Islamic militants known as the Pakistani Taliban have extended their reach across all seven of Pakistan's frontier tribal regions and have...

McClatchy Newspapers

ISLAMABAD, Pakistan — Islamic militants known as the Pakistani Taliban have extended their reach across all seven of Pakistan's frontier tribal regions and have infiltrated Peshawar, the provincial capital, heightening U.S. concerns that an insurrection may be broadening in the nuclear-armed nation.

Fighting over the weekend spilled into previously peaceful parts of the tribal belt that borders Afghanistan and intensified in South Waziristan, Bajour and Mohmand. In Bannu, southwest of Peshawar, gunmen fleeing police took dozens of schoolchildren hostage for several hours Monday before tribal elders brokered a deal offering them safe passage, state-run television reported.

"It's worsening day by day," said Safraz Khan, a political scientist at the University of Peshawar. "People feel vulnerable. People feel scared."

A disparate group of tribal armed militant groups, some of them linked to al-Qaida, announced the formation of an alliance last month called the Taliban Movement of Pakistan. The 40-man leadership is from seven tribal agencies and eight bordering districts, underscoring the movement's reach. The group is thought to have 5,000 to 10,000 fighters and is growing.

U.S. officials are deeply concerned that the insurgency is becoming bolder and expanding faster than had been anticipated, a State Department official said.

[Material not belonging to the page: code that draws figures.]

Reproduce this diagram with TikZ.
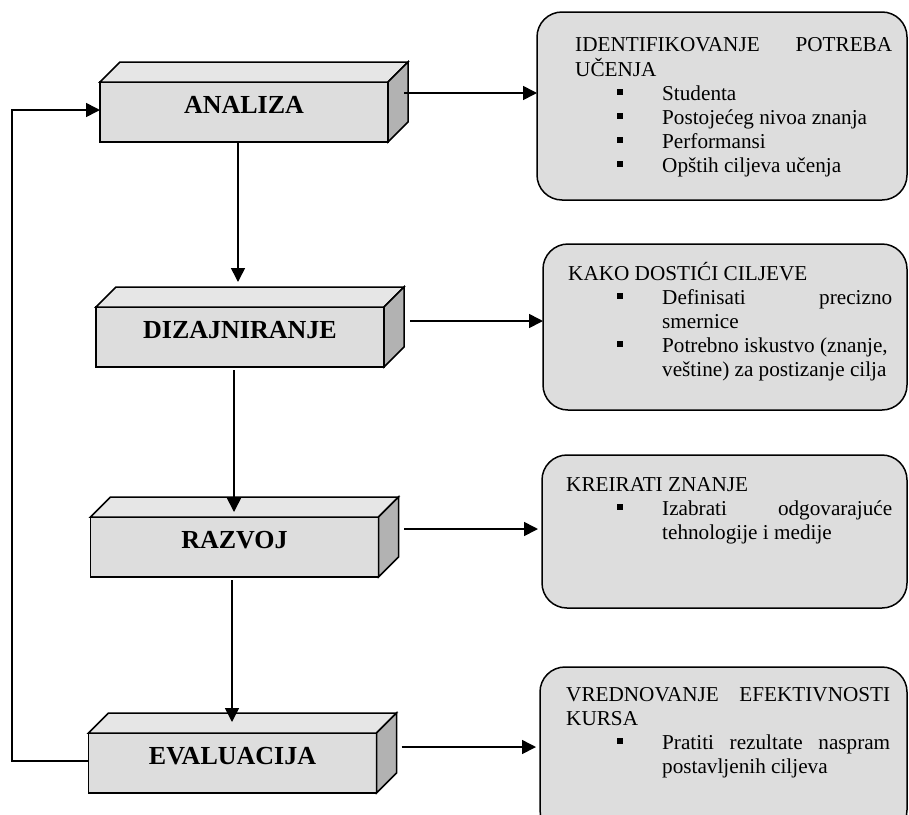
\documentclass[tikz,border=0pt]{standalone}
\usepackage{fontspec}
\setmainfont{Liberation Serif}
\usetikzlibrary{calc,arrows.meta}

\definecolor{facegray}{RGB}{221,221,221}
\definecolor{topgray}{RGB}{230,230,230}
\definecolor{sidegray}{RGB}{178,178,178}
\definecolor{notegray}{RGB}{221,221,221}

% bullet item: square marker, then the item text
\newcommand\sqitem[2]{\makebox[#1][r]{\rule[5pt]{6pt}{6pt}\hspace{39pt}}#2}

% top and side faces of a stage block
\newcommand\blockfaces[1]{%
  \draw[blockline, fill=topgray] (#1.north west) -- ++(20pt,20pt)
     -- ($(#1.north east)+(20pt,20pt)$) -- (#1.north east) -- cycle;
  \draw[blockline, fill=sidegray] (#1.north east) -- ++(20pt,20pt)
     -- ($(#1.south east)+(20pt,20pt)$) -- (#1.south east) -- cycle;
}

\tikzset{
  blockline/.style={draw=black, line width=1.5pt, line join=miter},
  stage/.style={blockline, fill=facegray, rectangle, inner sep=0pt, outer sep=0pt,
    minimum width=288pt, minimum height=60pt, text height=12pt, text depth=10pt,
    font=\fontsize{26}{30}\selectfont\bfseries},
  note/.style={draw=black, line width=1.5pt, fill=notegray, rectangle,
    rounded corners=25pt, inner sep=0pt, outer sep=0pt},
  notetext/.style={anchor=base west, inner sep=0pt,
    font=\fontsize{21.2}{24}\selectfont},
  arr/.style={line width=1.6pt, -{Triangle[length=14pt,width=14pt]}},
}

\begin{document}
\begin{tikzpicture}[x=1pt, y=-1pt]
\useasboundingbox (0,0) rectangle (909,814);
\clip (0,0) rectangle (909,814);

% stage blocks
\node[stage] (ana) at (244,112)   {ANALIZA};
\blockfaces{ana}
\node[stage] (dia) at (240,337)   {DIZAJNIRANJE};
\blockfaces{dia}
\node[stage] (raz) at (234.5,547) {RAZVOJ};
\blockfaces{raz}
\node[stage] (eva) at (232.5,763) {EVALUACIJA};
\blockfaces{eva}

% description panels
\node[note, minimum width=370pt, minimum height=188pt] (b1) at (722,106) {};
\node[note, minimum width=364pt, minimum height=166pt] (b2) at (725,327) {};
\node[note, minimum width=365pt, minimum height=153pt] (b3) at (724.5,531.5) {};
\node[note, minimum width=367pt, minimum height=168pt] (b4) at (723.5,751) {};

\node[notetext] (t1) at (575,51) {\begin{tabular}[t]{@{}l@{}}
  \makebox[317pt][s]{IDENTIFIKOVANJE POTREBA}\\
  UČENJA\\
  \sqitem{87pt}{Studenta}\\
  \sqitem{87pt}{Postojećeg nivoa znanja}\\
  \sqitem{87pt}{Performansi}\\
  \sqitem{87pt}{Opštih ciljeva učenja}
  \end{tabular}};

\node[notetext] (t2) at (568,280) {\begin{tabular}[t]{@{}l@{}}
  KAKO DOSTIĆI CILJEVE\\
  \sqitem{94pt}{\makebox[230pt][s]{Definisati precizno}}\\
  \hspace*{94pt}smernice\\
  \sqitem{94pt}{Potrebno iskustvo (znanje,}\\
  \hspace*{94pt}veštine) za postizanje cilja
  \end{tabular}};

\node[notetext] (t3) at (566,491) {\begin{tabular}[t]{@{}l@{}}
  KREIRATI ZNANJE\\
  \sqitem{96pt}{\makebox[230pt][s]{Izabrati odgovarajuće}}\\
  \hspace*{96pt}tehnologije i medije
  \end{tabular}};

\node[notetext] (t4) at (566,701) {\begin{tabular}[t]{@{}l@{}}
  \makebox[324pt][s]{VREDNOVANJE EFEKTIVNOSTI}\\
  KURSA\\
  \sqitem{96pt}{\makebox[228pt][s]{Pratiti rezultate naspram}}\\
  \hspace*{96pt}postavljenih ciljeva
  \end{tabular}};

% flow between stages
\draw[arr] ($(ana.south -| dia.north)+(-2pt,0)$) -- ($(dia.north)+(-2pt,25pt)$);
\draw[arr] ($(dia.south -| raz.north)+(-0.5pt,-3pt)$) -- ($(raz.north)+(-0.5pt,5pt)$);
\draw[arr] ($(raz.south -| eva.north)+(-0.5pt,-3pt)$) -- ($(eva.north)+(-0.5pt,11pt)$);

% stage to description
\coordinate (sa) at ($(ana.east)+(16pt,19pt)$);
\coordinate (sd) at ($(dia.east)+(26pt,16pt)$);
\coordinate (sr) at ($(raz.east)+(25.5pt,18pt)$);
\coordinate (se) at ($(eva.east)+(25pt,16pt)$);
\draw[arr] (sa) -- (sa -| b1.west);
\draw[arr] (sd) -- (sd -| b2.west);
\draw[arr, shorten >=4pt] (sr) -- (sr -| b3.west);
\draw[arr, shorten >=4pt] (se) -- (se -| b4.west);

% feedback from evaluation back to analysis
\coordinate (lx) at (12,0);
\coordinate (e0) at ($(eva.west)+(0,2pt)$);
\coordinate (a0) at ($(ana.west)+(0,2pt)$);
\draw[arr] (e0) -- (e0 -| lx) -- (a0 -| lx) -- (a0);
\end{tikzpicture}
\end{document}
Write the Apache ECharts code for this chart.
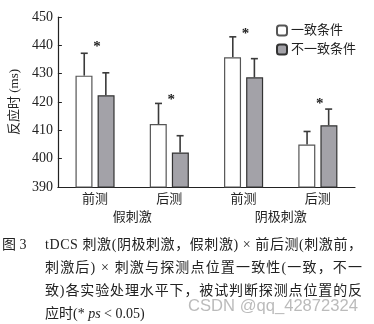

"The feeling is that we are not dealing with a terrorist group here, but an insurrectionist movement," said the official. "That's an elevation without question from what we've been dealing with."

He noted the broad scale of fighting across the tribal agencies, which together form the Federally Administered Tribal Areas, and in settled parts to the east.

"These are not groups of Pashtun brigands popping potshots at army patrols," he said. "This looks like there is clearly coordination going on."

Some U.S. officials say al-Qaida is providing the coordination, but others say it's too early to reach that conclusion, he said.

Traffic finally returned to normal Monday along the key Indus Highway, which connects Peshawar to the port of Karachi, after soldiers backed by helicopter gunships regained control of a 1.2-mile-long tunnel that militants had captured late last week.

Skirmishes around the Kohat Tunnel and in Darra Adamkhel, 25 miles south of Peshawar, heightened the sense that Peshawar, the garrison city of 2 million residents, faces peril from the spreading violence.

The increased fighting also has U.S. officials worried about possible threats to supply lines to U.S.-led NATO forces in Afghanistan, which stretch from Karachi through the tribal territories, the State Department official said.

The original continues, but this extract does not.